## Short task
Select from the data all lines with the word "this".

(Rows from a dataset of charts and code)
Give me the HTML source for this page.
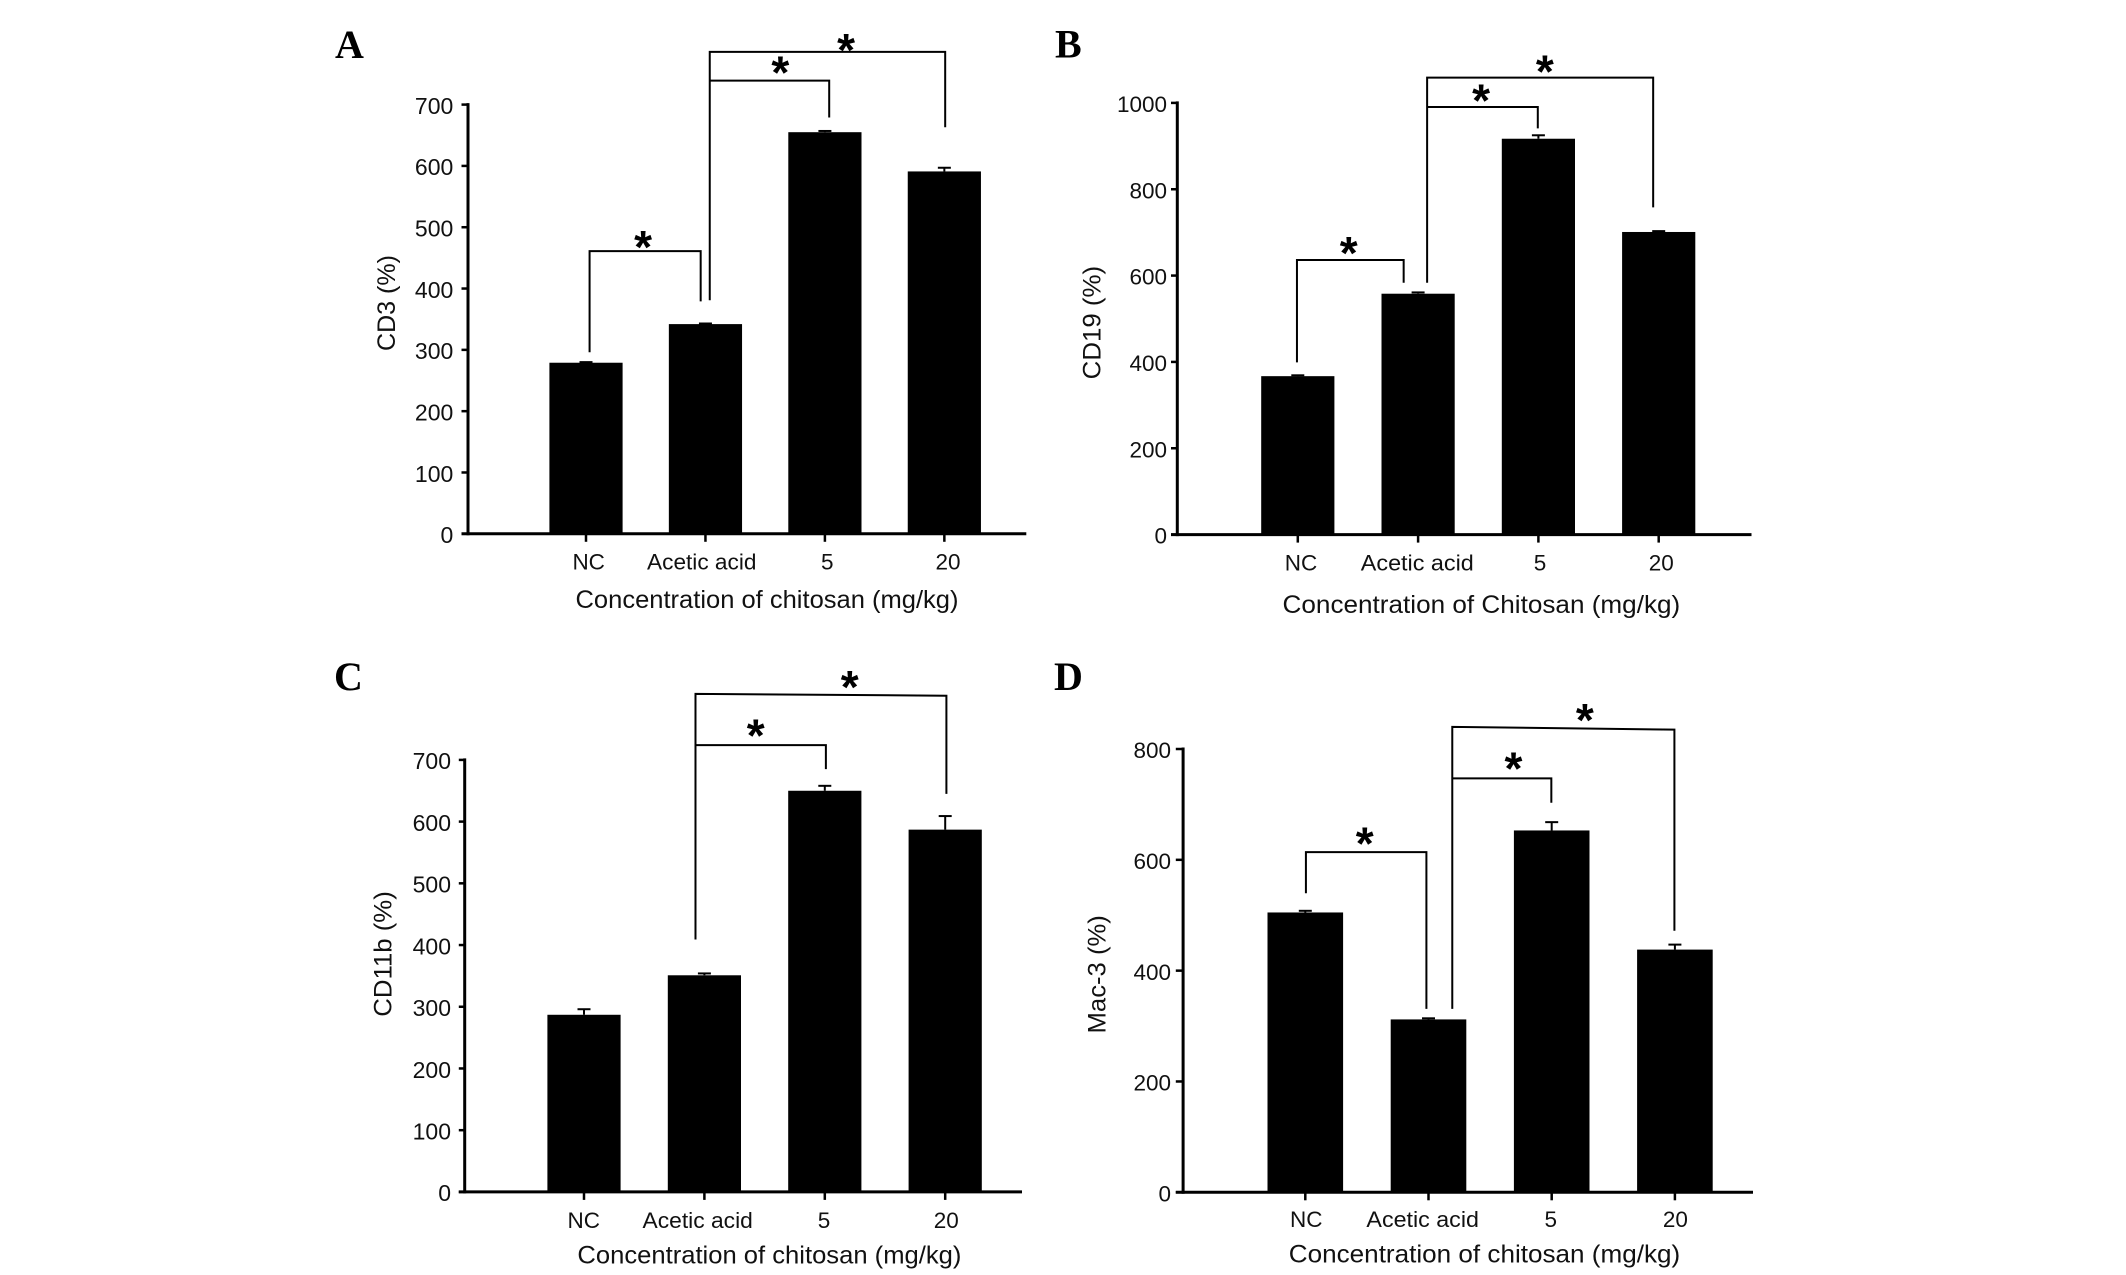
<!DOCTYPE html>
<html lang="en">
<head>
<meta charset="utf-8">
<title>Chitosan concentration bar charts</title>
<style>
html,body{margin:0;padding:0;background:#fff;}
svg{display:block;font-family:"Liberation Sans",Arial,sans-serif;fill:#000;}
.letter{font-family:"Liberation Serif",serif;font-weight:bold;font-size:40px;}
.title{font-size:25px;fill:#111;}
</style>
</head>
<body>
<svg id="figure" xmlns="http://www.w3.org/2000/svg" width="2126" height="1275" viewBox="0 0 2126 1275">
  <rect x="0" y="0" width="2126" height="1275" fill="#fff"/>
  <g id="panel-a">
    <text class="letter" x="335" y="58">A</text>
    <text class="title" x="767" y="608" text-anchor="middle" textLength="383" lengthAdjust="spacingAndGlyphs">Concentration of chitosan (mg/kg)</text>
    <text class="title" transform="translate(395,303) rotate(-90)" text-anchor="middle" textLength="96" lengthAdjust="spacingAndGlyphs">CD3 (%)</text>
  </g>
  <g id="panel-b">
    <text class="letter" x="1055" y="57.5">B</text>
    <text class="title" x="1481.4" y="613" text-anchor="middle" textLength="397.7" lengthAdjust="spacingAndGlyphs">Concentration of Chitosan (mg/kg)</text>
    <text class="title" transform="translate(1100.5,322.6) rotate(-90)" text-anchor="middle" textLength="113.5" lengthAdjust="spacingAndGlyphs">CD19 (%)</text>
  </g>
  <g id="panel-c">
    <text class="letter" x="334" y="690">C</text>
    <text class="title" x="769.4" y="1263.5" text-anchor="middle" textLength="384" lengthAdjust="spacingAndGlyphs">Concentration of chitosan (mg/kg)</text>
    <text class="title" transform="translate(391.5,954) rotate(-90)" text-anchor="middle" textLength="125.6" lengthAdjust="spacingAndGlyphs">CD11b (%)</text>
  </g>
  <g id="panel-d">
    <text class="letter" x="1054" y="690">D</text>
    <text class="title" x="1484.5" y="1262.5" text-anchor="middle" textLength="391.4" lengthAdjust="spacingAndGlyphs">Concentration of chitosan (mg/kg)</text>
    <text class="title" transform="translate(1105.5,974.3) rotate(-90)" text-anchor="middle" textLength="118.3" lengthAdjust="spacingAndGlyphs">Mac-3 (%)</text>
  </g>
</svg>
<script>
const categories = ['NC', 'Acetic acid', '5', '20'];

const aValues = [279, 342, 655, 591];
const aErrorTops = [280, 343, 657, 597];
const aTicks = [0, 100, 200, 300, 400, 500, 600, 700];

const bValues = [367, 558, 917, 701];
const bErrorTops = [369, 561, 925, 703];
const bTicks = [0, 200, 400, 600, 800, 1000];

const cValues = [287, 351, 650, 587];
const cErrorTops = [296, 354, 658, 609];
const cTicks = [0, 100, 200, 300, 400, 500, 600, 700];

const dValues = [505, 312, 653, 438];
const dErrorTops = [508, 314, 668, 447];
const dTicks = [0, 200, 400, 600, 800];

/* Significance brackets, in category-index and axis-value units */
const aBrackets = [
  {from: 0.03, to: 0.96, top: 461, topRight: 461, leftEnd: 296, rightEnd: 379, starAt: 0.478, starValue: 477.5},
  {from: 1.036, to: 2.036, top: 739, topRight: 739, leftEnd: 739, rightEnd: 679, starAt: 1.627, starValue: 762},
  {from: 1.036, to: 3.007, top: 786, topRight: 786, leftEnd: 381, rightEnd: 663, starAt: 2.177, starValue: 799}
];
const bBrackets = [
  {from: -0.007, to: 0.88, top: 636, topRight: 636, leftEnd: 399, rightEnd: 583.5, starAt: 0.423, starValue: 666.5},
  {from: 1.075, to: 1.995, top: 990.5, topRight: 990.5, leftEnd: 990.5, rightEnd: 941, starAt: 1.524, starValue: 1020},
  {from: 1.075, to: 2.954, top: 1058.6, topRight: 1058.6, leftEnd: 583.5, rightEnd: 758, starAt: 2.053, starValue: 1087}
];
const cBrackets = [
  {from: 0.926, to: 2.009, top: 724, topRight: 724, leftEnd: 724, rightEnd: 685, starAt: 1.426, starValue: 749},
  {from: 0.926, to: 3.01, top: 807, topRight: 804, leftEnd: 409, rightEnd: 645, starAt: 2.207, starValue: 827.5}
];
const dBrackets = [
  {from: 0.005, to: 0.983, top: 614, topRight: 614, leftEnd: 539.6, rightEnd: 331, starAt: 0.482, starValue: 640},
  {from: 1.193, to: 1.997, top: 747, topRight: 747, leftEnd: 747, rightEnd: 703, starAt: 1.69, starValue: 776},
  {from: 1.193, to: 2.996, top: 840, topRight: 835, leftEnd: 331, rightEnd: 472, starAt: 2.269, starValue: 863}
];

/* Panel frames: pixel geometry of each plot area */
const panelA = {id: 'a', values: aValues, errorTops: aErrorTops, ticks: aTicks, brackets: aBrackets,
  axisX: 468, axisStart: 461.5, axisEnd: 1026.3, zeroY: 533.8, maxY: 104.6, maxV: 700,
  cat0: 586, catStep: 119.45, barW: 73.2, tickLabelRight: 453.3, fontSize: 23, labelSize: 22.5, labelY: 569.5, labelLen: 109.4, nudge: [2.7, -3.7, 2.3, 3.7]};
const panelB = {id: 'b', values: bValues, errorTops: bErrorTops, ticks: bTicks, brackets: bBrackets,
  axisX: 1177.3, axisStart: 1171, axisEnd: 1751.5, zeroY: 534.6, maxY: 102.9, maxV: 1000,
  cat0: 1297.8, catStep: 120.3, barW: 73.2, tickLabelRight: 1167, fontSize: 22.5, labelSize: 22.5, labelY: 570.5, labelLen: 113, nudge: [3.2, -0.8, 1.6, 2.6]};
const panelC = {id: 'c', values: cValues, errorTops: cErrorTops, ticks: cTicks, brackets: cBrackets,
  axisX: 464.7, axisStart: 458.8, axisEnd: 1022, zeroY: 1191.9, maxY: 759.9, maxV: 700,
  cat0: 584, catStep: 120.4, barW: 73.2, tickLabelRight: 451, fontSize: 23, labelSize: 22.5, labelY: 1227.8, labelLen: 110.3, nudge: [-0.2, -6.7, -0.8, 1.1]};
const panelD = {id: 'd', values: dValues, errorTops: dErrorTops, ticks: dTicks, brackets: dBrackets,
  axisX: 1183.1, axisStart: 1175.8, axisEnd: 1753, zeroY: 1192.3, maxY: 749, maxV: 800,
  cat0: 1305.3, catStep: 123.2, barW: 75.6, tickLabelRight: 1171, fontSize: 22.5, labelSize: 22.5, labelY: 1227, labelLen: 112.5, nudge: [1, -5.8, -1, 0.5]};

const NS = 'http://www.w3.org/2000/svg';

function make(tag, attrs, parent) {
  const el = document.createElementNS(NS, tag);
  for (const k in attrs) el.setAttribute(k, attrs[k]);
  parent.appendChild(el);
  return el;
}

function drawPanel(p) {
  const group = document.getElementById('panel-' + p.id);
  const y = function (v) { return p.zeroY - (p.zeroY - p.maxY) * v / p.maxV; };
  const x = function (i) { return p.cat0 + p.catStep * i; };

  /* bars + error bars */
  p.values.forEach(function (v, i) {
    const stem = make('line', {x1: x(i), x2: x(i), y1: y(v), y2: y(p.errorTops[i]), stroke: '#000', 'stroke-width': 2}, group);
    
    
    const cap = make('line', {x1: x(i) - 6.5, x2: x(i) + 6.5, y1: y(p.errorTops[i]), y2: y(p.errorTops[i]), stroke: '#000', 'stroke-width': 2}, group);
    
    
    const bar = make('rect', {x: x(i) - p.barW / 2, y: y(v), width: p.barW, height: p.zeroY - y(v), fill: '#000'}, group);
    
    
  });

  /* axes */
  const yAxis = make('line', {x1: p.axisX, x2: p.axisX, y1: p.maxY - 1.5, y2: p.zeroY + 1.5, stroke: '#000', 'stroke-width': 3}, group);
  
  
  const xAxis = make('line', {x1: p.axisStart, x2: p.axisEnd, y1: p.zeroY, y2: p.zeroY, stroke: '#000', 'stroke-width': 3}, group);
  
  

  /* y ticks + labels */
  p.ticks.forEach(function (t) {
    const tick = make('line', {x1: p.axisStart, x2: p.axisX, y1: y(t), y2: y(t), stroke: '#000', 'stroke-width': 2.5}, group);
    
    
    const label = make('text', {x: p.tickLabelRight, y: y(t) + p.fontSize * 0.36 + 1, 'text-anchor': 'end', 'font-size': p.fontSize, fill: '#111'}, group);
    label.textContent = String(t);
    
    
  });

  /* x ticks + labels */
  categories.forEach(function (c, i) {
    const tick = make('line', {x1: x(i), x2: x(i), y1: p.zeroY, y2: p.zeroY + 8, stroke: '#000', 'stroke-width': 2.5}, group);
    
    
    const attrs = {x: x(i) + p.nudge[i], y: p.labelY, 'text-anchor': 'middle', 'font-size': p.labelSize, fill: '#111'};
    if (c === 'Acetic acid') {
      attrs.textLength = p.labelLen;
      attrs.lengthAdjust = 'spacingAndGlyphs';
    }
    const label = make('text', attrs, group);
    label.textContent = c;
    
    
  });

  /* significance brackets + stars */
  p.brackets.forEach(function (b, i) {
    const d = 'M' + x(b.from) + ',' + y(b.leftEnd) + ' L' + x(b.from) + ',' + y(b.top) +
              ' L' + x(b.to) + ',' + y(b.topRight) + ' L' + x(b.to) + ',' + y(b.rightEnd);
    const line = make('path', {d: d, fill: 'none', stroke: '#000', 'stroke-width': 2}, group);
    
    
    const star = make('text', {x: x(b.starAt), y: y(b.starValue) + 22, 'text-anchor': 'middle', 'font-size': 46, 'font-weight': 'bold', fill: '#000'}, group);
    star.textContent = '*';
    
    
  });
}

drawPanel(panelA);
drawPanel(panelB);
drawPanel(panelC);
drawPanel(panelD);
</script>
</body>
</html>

* * *

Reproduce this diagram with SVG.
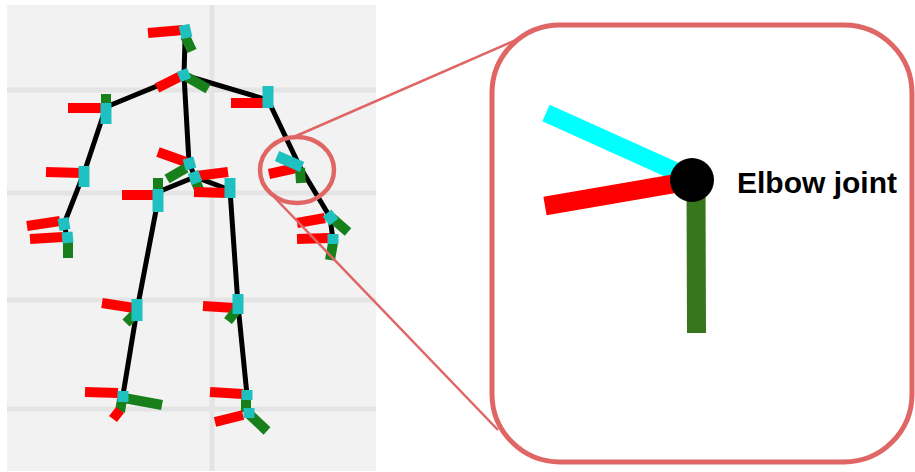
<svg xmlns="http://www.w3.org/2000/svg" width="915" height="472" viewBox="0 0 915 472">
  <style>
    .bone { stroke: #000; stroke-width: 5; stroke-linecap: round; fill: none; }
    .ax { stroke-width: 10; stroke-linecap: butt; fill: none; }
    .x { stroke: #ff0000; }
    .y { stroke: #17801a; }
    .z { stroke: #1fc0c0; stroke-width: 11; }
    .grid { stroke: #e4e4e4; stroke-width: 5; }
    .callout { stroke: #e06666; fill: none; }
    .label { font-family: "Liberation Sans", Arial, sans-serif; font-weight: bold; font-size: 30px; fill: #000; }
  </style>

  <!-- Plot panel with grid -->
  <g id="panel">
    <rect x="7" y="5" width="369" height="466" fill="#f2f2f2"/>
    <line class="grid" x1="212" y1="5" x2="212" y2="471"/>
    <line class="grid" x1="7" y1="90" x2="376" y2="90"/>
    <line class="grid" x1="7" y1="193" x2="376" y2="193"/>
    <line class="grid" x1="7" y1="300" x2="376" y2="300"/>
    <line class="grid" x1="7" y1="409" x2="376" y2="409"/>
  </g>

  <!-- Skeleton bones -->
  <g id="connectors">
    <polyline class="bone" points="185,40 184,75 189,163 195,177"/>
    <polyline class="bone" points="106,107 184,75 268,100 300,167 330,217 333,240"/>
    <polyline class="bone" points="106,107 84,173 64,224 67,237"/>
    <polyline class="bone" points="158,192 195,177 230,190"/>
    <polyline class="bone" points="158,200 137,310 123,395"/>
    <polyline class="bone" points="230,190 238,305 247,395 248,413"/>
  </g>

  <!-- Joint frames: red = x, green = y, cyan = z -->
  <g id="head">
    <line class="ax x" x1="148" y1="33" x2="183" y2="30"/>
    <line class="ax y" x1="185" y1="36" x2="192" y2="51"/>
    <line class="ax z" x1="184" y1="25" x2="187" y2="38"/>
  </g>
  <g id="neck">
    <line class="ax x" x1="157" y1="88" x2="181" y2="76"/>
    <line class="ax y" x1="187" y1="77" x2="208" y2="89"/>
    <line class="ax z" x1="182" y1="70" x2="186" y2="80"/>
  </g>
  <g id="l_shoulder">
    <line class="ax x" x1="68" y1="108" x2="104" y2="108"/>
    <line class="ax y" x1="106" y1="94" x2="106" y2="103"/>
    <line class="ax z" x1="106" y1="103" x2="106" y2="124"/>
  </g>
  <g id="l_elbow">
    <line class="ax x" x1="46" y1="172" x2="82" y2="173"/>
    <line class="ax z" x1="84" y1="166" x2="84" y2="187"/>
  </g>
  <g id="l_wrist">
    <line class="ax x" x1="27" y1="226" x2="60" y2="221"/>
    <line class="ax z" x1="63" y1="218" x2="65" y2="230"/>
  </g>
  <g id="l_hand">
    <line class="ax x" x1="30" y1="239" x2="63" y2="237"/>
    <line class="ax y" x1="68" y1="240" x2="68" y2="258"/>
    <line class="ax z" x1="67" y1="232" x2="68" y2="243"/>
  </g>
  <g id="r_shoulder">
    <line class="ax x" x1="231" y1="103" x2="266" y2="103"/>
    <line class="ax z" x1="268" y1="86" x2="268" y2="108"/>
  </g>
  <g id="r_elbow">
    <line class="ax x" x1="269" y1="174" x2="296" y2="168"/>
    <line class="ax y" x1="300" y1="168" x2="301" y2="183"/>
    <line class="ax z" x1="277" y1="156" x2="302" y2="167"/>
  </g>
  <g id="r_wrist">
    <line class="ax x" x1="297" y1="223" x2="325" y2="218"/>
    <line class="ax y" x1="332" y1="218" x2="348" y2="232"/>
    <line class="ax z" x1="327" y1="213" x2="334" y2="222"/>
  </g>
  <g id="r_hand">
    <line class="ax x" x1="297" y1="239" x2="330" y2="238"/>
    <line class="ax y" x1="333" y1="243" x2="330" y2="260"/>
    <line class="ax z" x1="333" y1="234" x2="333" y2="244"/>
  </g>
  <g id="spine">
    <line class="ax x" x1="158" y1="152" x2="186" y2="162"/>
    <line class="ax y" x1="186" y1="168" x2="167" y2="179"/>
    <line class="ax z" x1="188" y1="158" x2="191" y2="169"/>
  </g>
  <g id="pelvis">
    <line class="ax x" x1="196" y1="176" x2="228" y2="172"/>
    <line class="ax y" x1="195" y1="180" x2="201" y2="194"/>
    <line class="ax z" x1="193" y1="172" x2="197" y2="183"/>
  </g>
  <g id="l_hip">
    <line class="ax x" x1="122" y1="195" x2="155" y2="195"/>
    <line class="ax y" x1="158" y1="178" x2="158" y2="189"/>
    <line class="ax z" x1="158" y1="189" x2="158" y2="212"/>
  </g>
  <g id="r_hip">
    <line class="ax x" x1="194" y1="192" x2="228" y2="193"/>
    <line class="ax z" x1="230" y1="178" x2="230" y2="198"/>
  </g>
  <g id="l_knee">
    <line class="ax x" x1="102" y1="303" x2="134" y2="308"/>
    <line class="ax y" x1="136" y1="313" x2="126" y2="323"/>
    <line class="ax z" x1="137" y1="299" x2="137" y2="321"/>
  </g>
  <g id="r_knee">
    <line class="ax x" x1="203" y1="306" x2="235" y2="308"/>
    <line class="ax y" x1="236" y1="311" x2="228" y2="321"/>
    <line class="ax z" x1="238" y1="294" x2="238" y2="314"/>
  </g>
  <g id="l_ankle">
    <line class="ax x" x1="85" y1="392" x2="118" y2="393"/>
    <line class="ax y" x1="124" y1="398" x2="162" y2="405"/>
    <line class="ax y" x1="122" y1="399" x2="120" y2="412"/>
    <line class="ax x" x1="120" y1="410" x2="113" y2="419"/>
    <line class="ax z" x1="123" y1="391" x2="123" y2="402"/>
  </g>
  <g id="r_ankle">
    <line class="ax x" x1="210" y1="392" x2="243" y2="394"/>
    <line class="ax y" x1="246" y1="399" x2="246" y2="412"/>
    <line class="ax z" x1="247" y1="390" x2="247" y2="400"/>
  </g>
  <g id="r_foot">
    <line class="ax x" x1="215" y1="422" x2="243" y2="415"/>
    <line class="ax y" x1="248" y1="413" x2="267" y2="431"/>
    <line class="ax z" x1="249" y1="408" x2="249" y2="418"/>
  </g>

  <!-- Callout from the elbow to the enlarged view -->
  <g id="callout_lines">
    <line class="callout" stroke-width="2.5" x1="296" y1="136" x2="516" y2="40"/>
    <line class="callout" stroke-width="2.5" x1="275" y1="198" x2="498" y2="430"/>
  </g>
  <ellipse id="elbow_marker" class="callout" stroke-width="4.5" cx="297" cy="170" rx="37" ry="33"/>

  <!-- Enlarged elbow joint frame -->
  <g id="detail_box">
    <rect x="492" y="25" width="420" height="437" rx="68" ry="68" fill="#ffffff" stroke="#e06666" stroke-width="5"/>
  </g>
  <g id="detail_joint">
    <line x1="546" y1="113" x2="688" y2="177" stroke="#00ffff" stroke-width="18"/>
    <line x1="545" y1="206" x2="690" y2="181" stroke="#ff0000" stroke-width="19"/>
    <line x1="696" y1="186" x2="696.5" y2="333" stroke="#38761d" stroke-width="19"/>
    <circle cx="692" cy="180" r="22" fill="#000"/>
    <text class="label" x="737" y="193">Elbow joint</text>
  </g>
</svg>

## Solution
Give me the HTML source for this page.
Reproduce this diagram with SVG.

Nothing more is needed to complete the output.